__TASK DIRECTIONS__
From the first line of the listing below to the line with "const GRID = '#b3b3b3';", print each line exactly, and nothing more. Leave out the pictures.
______
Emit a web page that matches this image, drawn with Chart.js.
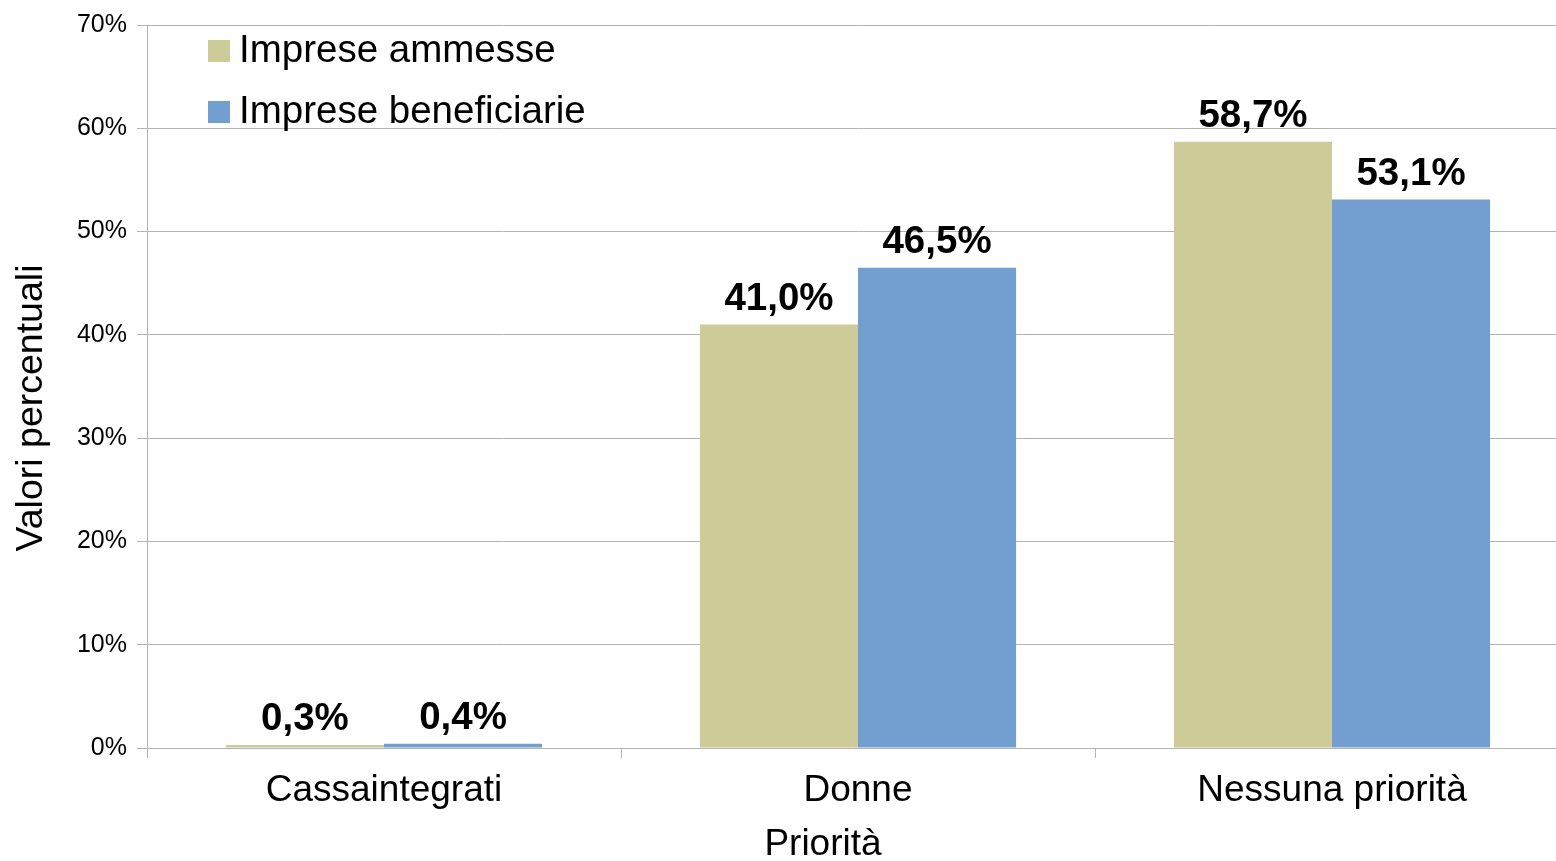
<!DOCTYPE html>
<html>
<head>
<meta charset="utf-8">
<script src="https://cdn.jsdelivr.net/npm/chart.js@4"></script>
<style>
  html, body { margin: 0; padding: 0; background: #fff; overflow: hidden; }
  #wrap { width: 1556px; height: 861px; overflow: hidden; }
</style>
</head>
<body>
<div id="wrap"><canvas id="prioChart" width="1569" height="861"></canvas></div>
<script>
const categories = ['Cassaintegrati', 'Donne', 'Nessuna priorità'];
const seriesNames = ['Imprese ammesse', 'Imprese beneficiarie'];
const ammesse = [0.3, 41.0, 58.7];
const beneficiarie = [0.4, 46.5, 53.1];
const yTicks = [0, 10, 20, 30, 40, 50, 60, 70];

const FONT = '"Liberation Sans", Arial, sans-serif';
const GRID = '#b3b3b3';

// value labels above the bars, italian decimal comma
const valueLabels = {
    id: 'valueLabels',
    afterDatasetsDraw(chart) {
        const ctx = chart.ctx;
        ctx.save();
        ctx.font = 'bold 38.5px ' + FONT;
        ctx.fillStyle = '#000';
        ctx.textAlign = 'center';
        ctx.textBaseline = 'alphabetic';
        chart.data.datasets.forEach(function (ds, i) {
            chart.getDatasetMeta(i).data.forEach(function (bar, j) {
                const txt = ds.data[j].toFixed(1).replace('.', ',') + '%';
                ctx.fillText(txt, bar.x, bar.y - 15);
            });
        });
        ctx.restore();
    }
};

// legend inside the plot area + axis titles
const extras = {
    id: 'extras',
    afterDraw(chart) {
        const ctx = chart.ctx;
        const area = chart.chartArea;
        ctx.save();
        ctx.font = '38.5px ' + FONT;
        ctx.textBaseline = 'middle';
        ctx.textAlign = 'left';
        chart.data.datasets.forEach(function (ds, i) {
            const cy = area.top + 26 + i * 61;
            ctx.fillStyle = ds.backgroundColor;
            ctx.fillRect(area.left + 61, cy - 11, 22, 22);
            ctx.fillStyle = '#000';
            ctx.fillText(ds.label, area.left + 92, cy);
        });

        // x title
        ctx.font = '37px ' + FONT;
        ctx.textAlign = 'center';
        ctx.fillText('Priorità', 823, 845);

        // y title
        ctx.font = '37.5px ' + FONT;
        ctx.translate(32, 408);
        ctx.rotate(-Math.PI / 2);
        ctx.fillText('Valori percentuali', 0, 0);
        ctx.restore();
    }
};

const ctx = document.getElementById('prioChart').getContext('2d');
const prioChart = new Chart(ctx, {
    type: 'bar',
    data: {
        labels: categories,
        datasets: [{
            label: seriesNames[0],
            data: ammesse,
            backgroundColor: '#cdcc98',
            categoryPercentage: 0.667,
            barPercentage: 1.0
        }, {
            label: seriesNames[1],
            data: beneficiarie,
            backgroundColor: '#729fcf',
            categoryPercentage: 0.667,
            barPercentage: 1.0
        }]
    },
    options: {
        responsive: false,
        animation: false,
        layout: { padding: { top: 23, right: 0, left: 0, bottom: 0 } },
        plugins: {
            legend: { display: false },
            tooltip: { enabled: false }
        },
        scales: {
            x: {
                afterFit: function (scale) { scale.height = 113; },
                grid: {
                    offset: true,
                    drawOnChartArea: false,
                    drawTicks: true,
                    tickLength: 10,
                    color: GRID
                },
                border: { color: GRID },
                ticks: {
                    color: '#000',
                    padding: 11,
                    font: { family: FONT, size: 37 }
                }
            },
            y: {
                min: 0,
                max: 70,
                afterFit: function (scale) { scale.width = 147; },
                afterBuildTicks: function (scale) {
                    scale.ticks = yTicks.map(function (v) { return { value: v }; });
                },
                grid: {
                    color: GRID,
                    tickLength: 10
                },
                border: { color: GRID },
                ticks: {
                    color: '#000',
                    padding: 10,
                    font: { family: FONT, size: 25 },
                    callback: function (v) { return v + '%'; }
                }
            }
        }
    },
    plugins: [valueLabels, extras]
});
</script>
</body>
</html>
______
__ANSWER TO THIS EXERCISE__
Emit a web page that matches this image, drawn with Chart.js.
<!DOCTYPE html>
<html>
<head>
<meta charset="utf-8">
<script src="https://cdn.jsdelivr.net/npm/chart.js@4"></script>
<style>
  html, body { margin: 0; padding: 0; background: #fff; overflow: hidden; }
  #wrap { width: 1556px; height: 861px; overflow: hidden; }
</style>
</head>
<body>
<div id="wrap"><canvas id="prioChart" width="1569" height="861"></canvas></div>
<script>
const categories = ['Cassaintegrati', 'Donne', 'Nessuna priorità'];
const seriesNames = ['Imprese ammesse', 'Imprese beneficiarie'];
const ammesse = [0.3, 41.0, 58.7];
const beneficiarie = [0.4, 46.5, 53.1];
const yTicks = [0, 10, 20, 30, 40, 50, 60, 70];

const FONT = '"Liberation Sans", Arial, sans-serif';
const GRID = '#b3b3b3';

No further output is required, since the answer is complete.